London Oh London! After going through all events and exhibitions happening in April I must say the first three weeks of the month must be spent in London, and the weather is slightly warmer now… Starting with 3 days auctioning mystical, exotically valuable and rich Islamic and Indian masterpieces at Christie’s featuring: Poetry Persian manuscript by Kamal Al-Din Wahsi Baqfi dated September 1840 AD, a unique copy of Qur’an from the 16th Century, and illustration by Jamal Al Din Abu Mohammad Nizami “MAKHZAN AL-ASRAR AND ISKANDARNAMA” from Safavid Isfahan DATED (AH 1069/1658-59 AD).
In addition to unique pieces, there are two more days for Rugs & Carpets auction and Art & Textile of Islamic & Indian Worlds. I must say it is a three comprehensive-intense days auction!

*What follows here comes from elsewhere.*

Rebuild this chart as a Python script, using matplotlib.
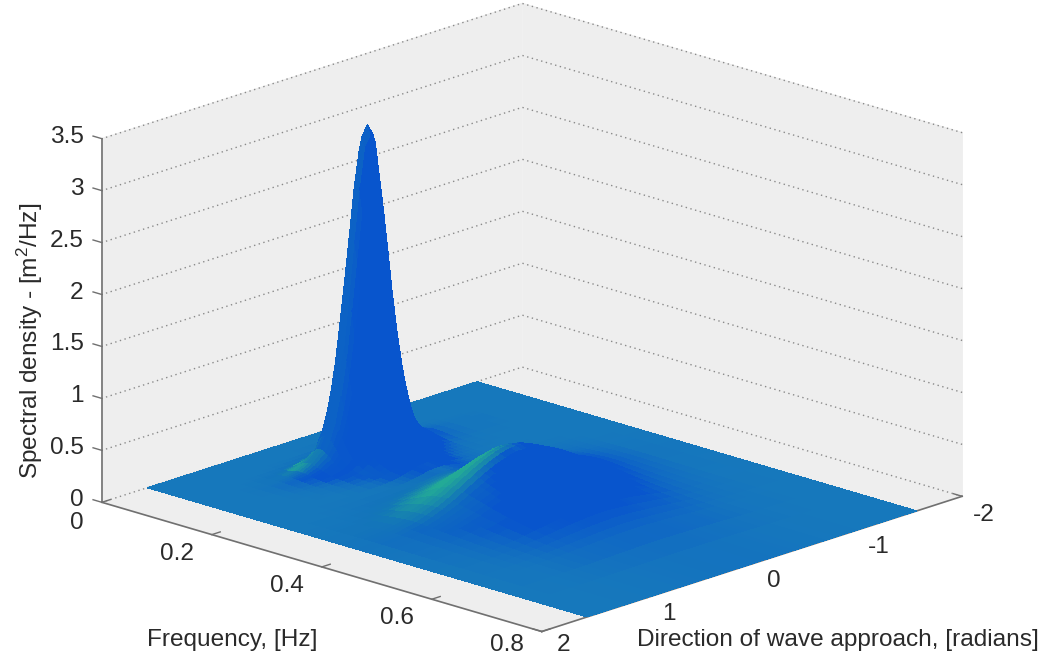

What’s happening next in London is the first in the city! Sensual, provocative and tempting established Iranian artist Afshin Pirhashemi is having his solo exhibition for the first time in London at Ayyam Gallery. Pirhashemi invites viewers for an experience of shock; as the first glance of his artworks is deceiving because you think its a mix media or collage but the closer you get the more you realize it is mere oil painting on canvas. The second shock is Pirhashemi fierceful and seductive women; all wearing black with straight stare into you, a gaze that looks through your thoughts, as if these women are exactly reading what’s on your mind! I am not exaggerating… Finally in London – but not in Top Destination is one of my favorite modern artist; Henri Matisse at Tate Modern offering an oppertunity to view beautiful and innovative artworks by the legend between 1936 and 1954 and a book launch all in one place… If only I was in London!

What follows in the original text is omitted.